Monday, June 1, 2009

June and Our NOFA Inspection

This is the chilliest first day of June in my recent recollection. The sun has been in and out all day and luckily it has not rained a drop. We started our hay baleage on Saturday. John and Michelle Reid, whose maple syrup we help to distribute, come to the farm with their 3 tractors, a mowing machine called a diskbine, a round baler that makes bigger bales than ours and a bale wrapper that seals the hay inside a white plastic wrap that ferments the hay like sauerkraut and keeps more nutrients in it than dry hay. We end up making half our hay in baleage, which look like great big marshmallows along the edge of the fields and half in dry big round bales we store in the barn shed at the Waite Farm. That way the cows have a mix of the two kinds to eat all winter and seem generally healthier and happier looking than all dry hay years. The baleage just seems more luscious and they come running when you open up a bale to carry it out to the fields in the winter. So with their snazzy new tractors and fancy equipment, they make half our hay in 4 days!! Thee is no waiting and drying for this type of hay and you can mow it down, rake in into windrows and bale it and wrap it all in one day. They are doing 7 fields in the time it takes us to do 2!! Weather permitting! There are also 3 people operating all at once in circles around the fields, they just need a small head start on each other and it's amazing how fast it all goes. The quickness is a real boon to the cows too who get to eat in these fields the rest of the year. When our haying would take a month between rainstorms and other activities, these fields had to be limits until all finished. Only then could the cows go in and eat all around the edges where the tractors do not reach. Once the field was finished it could go back into the rotational path they follow all summer. More paddocks of eating means each one has a longer recovery and regrowth period to be lush again.

In the midst of all this activity, the NOFA-NY inspector for our organic certification came today to visit, look around, and check up on our activities and record keeping compliance. Dave was from Brattleboro VT and is actually a full time inspector for 3 different certification groups in NY, VT and MA. He says the number of organic farms is growing and so inpsectors are in demand to keep up with the once per year visits to each farm to check on their methods of operation. our farm is quite easy to be organic since we are really just certifying our pastures, hayfields and forests. Once we filled out all the forms for each of our fields we realized just how "safe" we are from close proximity to any conventional farming. We are more surrounded by forest than any other ecology which provides a perfect buffer zone from fertilizers, pesticides, herbicides used conventionally.
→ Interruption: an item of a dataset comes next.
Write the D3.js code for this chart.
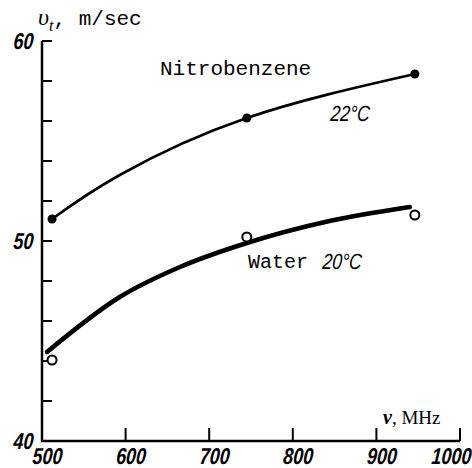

Being at the top of the hill as we are, even all our water from the mountain does not run through any other area but forest. So after an hour of question and answer describing what we do and filling out the inspection forms we took Dave for a driving tour of the farm and the off farm fields that we hay in our neighborhood. Luckily we have the 4 wheel drive Subaru to go cruising around some of the farm lanes and it was a lot less muddy since the 2.5 inches of rain we had last week. But with the size of the farm it takes about 45 minutes to do a decent job of a tour. Then he was off to the Slack Hollow Farm nearby where they grow vegetables and who'll probably have a lot more questions to answer.